A tubular coil evaporator is also known in which, by heating the tube from outside, vapor is driven off from the ring flow on the inner wall and is entrained by the vapor stream U.S. Pat. No. 3,550,669). In tubular coil evaporators, a certain quantity has to evaporate in order to produce the gas stream required for the completion of the process. This requirement cannot be satisfied by the removal of residual constituents because the nearer the thermal equilibrium is approached, the lower the degree of evaporation. Displacement by applying a vacuum is only possible to a limited extent. The speed of sound is reduced in a vacuum and cannot be exceeded in the tube. Accordingly, it is only possible to obtain a low degree of purity by this process.

Accordingly, an object of the present invention is to provide a continuous process carried out in a static apparatus by which it is possible to carefully remove undesirable residual constituents in order to obtain a high degree of purity in the compound produced.

DESCRIPTION OF THE INVENTION

These objects are achieved according to the present invention by a process for stripping of a residual component from a liquid having a viscosity of from 20 to 10,000 poises, and preferably having a viscosity of from 500 to 10,000 poises, in which the liquid flows through a continuously coiled tube in the form of a ring flow supported by a gas stream flowing in the core, said coiled tube having a ratio of conduit diameter to helix diameter of from 0.1:1 to 0.04:1 and preferably from 0.075:1 to 0.09:1 comprising adding to said gas stream from 10 to 90%, by weight, of externally generated steam and/or an inert gas at an adjusted pressure of from 50 m bars to 1 bar in the separator vessel for a gas velocity of from 20 m/sec to the speed of sound and preferably having a gas velocity greater than 100 m/sec.
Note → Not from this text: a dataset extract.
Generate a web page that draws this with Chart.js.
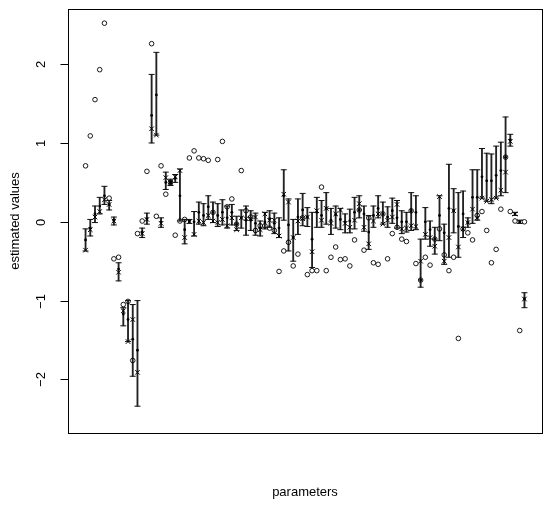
<!DOCTYPE html>
<html>
<head>
<meta charset="utf-8">
<script src="https://cdn.jsdelivr.net/npm/chart.js@4.4.1/dist/chart.umd.min.js"></script>
<style>
  html, body { margin: 0; padding: 0; background: #fff; }
  #wrap { width: 550px; height: 506px; }
</style>
</head>
<body>
<div id="wrap"><canvas id="chart" width="550" height="506"></canvas></div>
<script>
// estimates (filled dots), per parameter
const est = [
  -0.23, -0.08, 0.10, 0.20, 0.33, 0.22, 0.02, -0.60, -1.17, -1.24,
  -1.49, -1.63, -0.13, 0.04, 1.35, 1.61, 0.00, 0.50, 0.50, 0.55,
  0.33, -0.10, 0.01, 0.00, 0.12, 0.08, 0.19, 0.12, 0.08, 0.12,
  0.05, 0.12, -0.03, 0.05, 0.02, 0.02, -0.02, -0.08, 0.00, 0.04,
  -0.02, -0.08, 0.33, -0.04, -0.20, 0.06, 0.15, 0.06, -0.22, 0.12,
  0.08, 0.17, 0.02, 0.09, 0.03, 0.00, 0.01, 0.12, 0.15, 0.10,
  -0.13, 0.08, 0.17, 0.10, 0.06, 0.14, 0.05, 0.00, 0.00, 0.14,
  0.12, -0.74, 0.00, -0.10, -0.22, 0.08, -0.14, 0.17, 0.14, -0.06,
  0.10, -0.01, 0.31, 0.31, 0.57, 0.52, 0.52, 0.59, 0.65, 0.82,
  1.04, 0.10, 0.00, -0.98
];
// true values (x markers)
const truth = [
  -0.36, -0.10, 0.06, 0.13, 0.28, 0.22, 0.01, -0.64, -1.13, -1.52,
  -1.24, -1.91, -0.15, 0.03, 1.18, 1.10, -0.02, 0.56, 0.50, 0.57,
  0.65, -0.20, 0.00, -0.16, 0.01, -0.01, 0.08, 0.01, -0.01, 0.03,
  -0.05, 0.05, -0.10, 0.05, 0.04, 0.04, 0.06, -0.10, 0.10, 0.02,
  0.02, -0.18, 0.35, 0.25, -0.20, 0.01, 0.04, 0.06, -0.38, 0.14,
  0.02, 0.17, -0.02, 0.10, 0.15, -0.02, -0.07, 0.02, 0.23, -0.07,
  -0.28, 0.01, 0.10, -0.03, 0.02, 0.06, 0.22, -0.09, -0.08, -0.05,
  -0.06, -0.50, -0.16, -0.20, -0.31, 0.32, -0.50, -0.20, 0.14, -0.32,
  -0.09, -0.01, 0.16, 0.05, 0.30, 0.26, 0.28, 0.30, 0.40, 0.63,
  1.02, 0.10, 0.00, -0.98
];
// interval bounds
const lower = [
  -0.37, -0.18, -0.01, 0.10, 0.22, 0.15, -0.04, -0.75, -1.32, -1.52,
  -1.96, -2.34, -0.20, -0.03, 1.00, 1.10, -0.07, 0.41, 0.46, 0.50,
  0.01, -0.28, -0.02, -0.18, -0.03, -0.05, 0.03, -0.01, -0.06, -0.04,
  -0.08, -0.04, -0.11, -0.08, -0.17, -0.11, -0.17, -0.18, -0.09, -0.07,
  -0.15, -0.20, 0.02, -0.37, -0.50, -0.16, -0.05, -0.06, -0.58, -0.07,
  -0.07, -0.03, -0.16, -0.08, -0.10, -0.14, -0.14, -0.09, 0.05, -0.12,
  -0.35, -0.07, 0.05, -0.03, -0.07, -0.02, -0.08, -0.15, -0.13, -0.11,
  -0.10, -0.83, -0.22, -0.31, -0.41, -0.24, -0.54, -0.45, -0.14, -0.45,
  -0.20, -0.07, -0.02, 0.02, 0.30, 0.26, 0.23, 0.30, 0.33, 0.37,
  0.96, 0.08, -0.02, -1.09
];
const upper = [
  -0.09, 0.03, 0.20, 0.31, 0.45, 0.27, 0.06, -0.52, -1.09, -1.00,
  -1.05, -1.00, -0.08, 0.11, 1.87, 2.15, 0.05, 0.63, 0.54, 0.60,
  0.67, 0.03, 0.03, 0.13, 0.25, 0.23, 0.33, 0.25, 0.23, 0.28,
  0.20, 0.22, 0.07, 0.15, 0.20, 0.14, 0.11, 0.01, 0.12, 0.14,
  0.11, 0.05, 0.66, 0.29, 0.03, 0.29, 0.36, 0.18, 0.12, 0.31,
  0.27, 0.37, 0.17, 0.20, 0.17, 0.10, 0.16, 0.31, 0.33, 0.20,
  0.08, 0.20, 0.33, 0.25, 0.19, 0.30, 0.27, 0.14, 0.12, 0.37,
  0.33, -0.22, 0.18, 0.01, -0.07, 0.33, -0.03, 0.73, 0.42, 0.37,
  0.39, 0.05, 0.66, 0.66, 0.93, 0.87, 0.86, 0.96, 1.01, 1.33,
  1.11, 0.12, 0.02, -0.90
];
// alternative estimates (open circles)
const alt = [
  0.71, 1.09, 1.55, 1.93, 2.52, 0.30, -0.47, -0.45, -1.05, -1.01,
  -1.76, -0.15, 0.01, 0.64, 2.26, 0.07, 0.71, 0.35, 0.50, -0.17,
  0.01, 0.03, 0.81, 0.90, 0.81, 0.80, 0.78, 0.12, 0.79, 1.02,
  0.19, 0.29, -0.03, 0.65, 0.14, 0.06, -0.11, -0.05, -0.05, -0.08,
  -0.11, -0.63, -0.37, -0.26, -0.56, -0.41, 0.05, -0.67, -0.62, -0.62,
  0.44, -0.62, -0.45, -0.32, -0.48, -0.47, -0.56, -0.23, 0.15, -0.36,
  0.05, -0.52, -0.54, 0.10, -0.47, -0.15, -0.07, -0.22, -0.25, 0.14,
  -0.53, -0.74, -0.45, -0.55, -0.22, -0.09, -0.42, -0.62, -0.45, -1.48,
  -0.09, -0.14, -0.23, 0.08, 0.13, -0.11, -0.52, -0.35, 0.16, 0.82,
  0.13, 0.01, -1.38, 0.00
];
const params = est.map((_, i) => i + 1);
const yTicks = [-2, -1, 0, 1, 2];
const xTitle = "parameters";
const yTitle = "estimated values";

const pts = (vals) => vals.map((v, i) => ({ x: params[i], y: v }));

const frame = {
  id: "frame",
  afterDraw(chart) {
    const { ctx, chartArea: a, scales } = chart;
    ctx.save();
    ctx.strokeStyle = "#000";
    ctx.lineWidth = 1;
    ctx.strokeRect(Math.round(a.left) + 0.5, Math.round(a.top) + 0.5,
      Math.round(a.right - a.left), Math.round(a.bottom - a.top));
    ctx.fillStyle = "#000";
    ctx.font = "13px 'Liberation Sans', Arial, sans-serif";
    ctx.textAlign = "center";
    ctx.textBaseline = "middle";
    yTicks.forEach((t) => {
      const y = Math.round(scales.y.getPixelForValue(t)) + 0.5;
      ctx.beginPath();
      ctx.moveTo(Math.round(a.left) + 0.5 - 8, y);
      ctx.lineTo(Math.round(a.left) + 0.5, y);
      ctx.stroke();
      ctx.save();
      ctx.translate(41, y);
      ctx.rotate(-Math.PI / 2);
      ctx.fillText(t < 0 ? "\u2212" + Math.abs(t) : String(t), 0, 0);
      ctx.restore();
    });
    ctx.save();
    ctx.translate(15, (a.top + a.bottom) / 2);
    ctx.rotate(-Math.PI / 2);
    ctx.fillText(yTitle, 0, 0);
    ctx.restore();
    ctx.fillText(xTitle, (a.left + a.right) / 2, 492);
    ctx.restore();
  },
};

new Chart(document.getElementById("chart"), {
  type: "scatter",
  data: {
    datasets: [
      {
        type: "bar",
        data: params.map((p, i) => ({ x: p, y: [lower[i], upper[i]] })),
        backgroundColor: "#222",
        barThickness: 1.2,
        grouped: false,
        order: 5,
      },
      {
        data: pts(lower),
        pointStyle: "line",
        radius: 3,
        borderColor: "#111",
        borderWidth: 1,
      },
      {
        data: pts(upper),
        pointStyle: "line",
        radius: 3,
        borderColor: "#111",
        borderWidth: 1,
      },
      {
        data: pts(truth),
        pointStyle: "crossRot",
        radius: 3.2,
        borderColor: "#000",
        borderWidth: 1,
      },
      {
        data: pts(est),
        pointStyle: "circle",
        radius: 1.4,
        backgroundColor: "#000",
        borderColor: "#000",
        borderWidth: 0,
      },
      {
        data: pts(alt),
        pointStyle: "circle",
        radius: 2.3,
        backgroundColor: "rgba(0,0,0,0)",
        borderColor: "#000",
        borderWidth: 0.9,
      },
    ],
  },
  options: {
    responsive: false,
    animation: false,
    events: [],
    layout: { padding: { left: 68, right: 8, top: 9, bottom: 73 } },
    plugins: { legend: { display: false }, tooltip: { enabled: false } },
    scales: {
      x: { type: "linear", display: false, min: -2.72, max: 97.72, offset: false },
      y: { type: "linear", display: false, min: -2.68, max: 2.70 },
    },
  },
  plugins: [frame],
});
</script>
</body>
</html>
It has surprisingly been found that undesirable residual constituents, such as water, monomers, and other impurities, etc. may be almost completely removed by this process, even from highly viscous product liquids. The partial pressure of the residual constituents and hence the degree of purity may be adjusted to any required extent by the addition of steam, inert gas and/or other gases. The circular flow superimposed upon the longitudinal flow between the surface of the liquid and the wall of the tube provides for an intensive mass transport and a direct heat exchange with the gas stream or through the wall of the tube. Only short residence times are then required. This is a particular advantage in the case of heat-sensitive products. It is possible in this way to avoid the need to apply an expensive vacuum and, hence, the danger of foaming.

By virtue of their high purity, the products obtained are substantially odorless. This increases their market value.

The tubular coil in which there is no break at any point has only static elements which are operationally reliable and easy to maintain.

One embodiment of the present invention is illustrated in the accompanying flow chart and described in more detail in the following.

The test installation consists of the following individual apparatus: a heatable 500 liter vessel, 1, as receiver; a variable-speed gear pump, 2; a delivery pipe, 3, heated by creeping steam; a throttle valve, 4; a steam feed, 5; a tubular coil, 6; a glass container, 7, acting as separator; a glass container, 8, acting as a vacuum discharge lock; a brine-cooled condenser, 9; a water ring pump with a gas injector, 10; and a condensate collecting vessel, 11.

The product to be evaporated is delivered by the gear pump, 2, to the tubular coil, 6. The pressure upstream of the tubular coil may be adjusted by the throttle valve, 4, in such a way that evaporation begins after the constriction. A two-phase flow thus develops in the tubular coil, 6. The liquid flows along the wall of the tube in the form of a ring flow and is further transported by the steam (gas) flowing at high velocity inside the tube. A circular flow between the wall of the tube and the surface of the liquid is developed transversely thereof. Vapor and evaporated product are separated in the separation vessel, 7. The vapor is deposited in the condenser, 9, and the product is brought to normal pressure through the discharge vessel, 8.

The test results are shown in the following Table.

EXAMPLE I

______________________________________Purpose removal of monomersProduct acrylic resinVolatile from 4.5 to 5%, by weight ofconstituents monomersProduct 10 kg/hrthroughputGas/vapor 4.5 M.sup.3 /hr N.sub.2Temperature 200.degree. C.Pressure 700 mbarsTube length 6 mTube diameter 15 mmTube diameter/helix diameter 0.1Result monomers undetectableViscosity 300 poise.______________________________________

EXAMPLE II

______________________________________Purpose removal of monomersProduct siloprenoilVolatile 10% by weight of monomersconstituentsProduct 2.5 kg/hrthroughputGas/vapor 10 kg/hr N.sub.2Temperature 230.degree. C.Pressure 125 mbars(Separator)Tube length 2 mTube diameter 15 mmTube diameter/helix diameter 0.075:1Result 100 ppm monomersViscosity 10,000 poise.______________________________________

Claims

1. A process for stripping a residual component from a liquid having a viscosity of from 300 to 10,000 poises comprising: flowing the liquid in the form of a ring flow supported by a gas stream in the center of the ring through a heated tube having a continuous helix shape and a tube diameter to helix diameter ratio of from 0.1:1 to 0.04:1 into a separator vessel; and adding to said gas stream from 10 to 90%, by weight, of externally generated steam and/or an inert gas at an adjusted pressure of from 50 m bars to 1 bar in said separator vessel for a gas and/or steam velocity in said tube of from 100 m/sec to the speed of sound, wherein said added gas and/or steam is sufficient in quantity and velocity such that a circular flow between the wall of the tube and the surface of the liquid is developed transversely thereof providing thorough transverse mixing of the liquid ring flow.

2. The process of claim 1 wherein the said ratio is from 0.075:1 to 0.09:1.

3. The process of claim 1 wherein the said viscosity is from 500 to 10,000 poises.